On the South Bank side at last, they turned upriver at walking pace and took almost fifteen minutes to reach Lambeth Palace. Fiona’s phone was off, which was her only defense against the compulsion to check texts and e-mail every five minutes. She had written but not sent a message. You cannot do this! But he was doing it, and the exclamation mark said it all—she was a fool. Her emotional tone, as she sometimes referred to it and which she liked to monitor, was entirely novel. A blend of desolation and outrage
. Or longing and fury. She wanted him back, she never wanted to see him again. Shame was also a component. But what had she done? Lost herself to work, neglected her husband, let one long case distract her? But he had his own work, he had his various moods. She had been humiliated and didn’t want anyone to know and would pretend that all was fine. She felt tainted by secrecy. Was that it, was that the shame? Once in the know, one of her sensible friends was bound to urge her to phone him to demand an explanation. Impossible. She still recoiled from hearing the worst. Every thought she had now about the situation she’d indulged several times before, and still she went round again. Treadmill thinking, from which only sleep, medically induced, could rescue her. Sleep, or this unorthodox excursion.

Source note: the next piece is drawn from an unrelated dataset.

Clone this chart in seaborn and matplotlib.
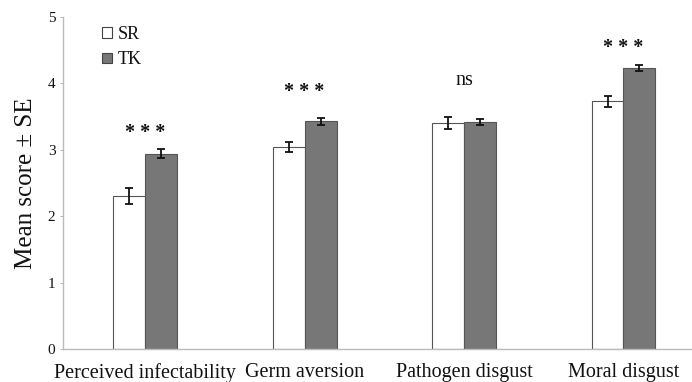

At last they were on the Wandsworth Road and making twenty miles an hour, the speed of a horse at full gallop. They passed on the right an old cinema converted to squash courts where, many years ago, Jack had played to the limits of endurance to make eleventh place in an all-London tournament. And she, loyal young wife, somewhat bored, placed well back from the glass-fronted court, peeping from time to time at her notes on a rape case she was defending, and would lose. Eight years for her outraged client. Almost certainly blameless. Rightly, he never forgave her.
She had a north Londoner’s ignorance of and disdain for the boundless shabby tangle of London south of the river. Not a Tube stop to give meaning and relation to a wilderness of villages swallowed up long ago, to sad shops, to dodgy garages interspersed with dusty Edwardian houses and brutalist apartment towers, the dedicated lairs of drug gangs. The pavement crowds, adrift in alien concerns, belonged to some other, remote city, not her own. How would she have known they were passing through Clapham Junction without the faded jokey sign above a boarded-up electrical store? Why make a life here? She recognized in herself the signs of an enveloping misanthropy and made herself remember her mission. She was visiting a seriously ill boy.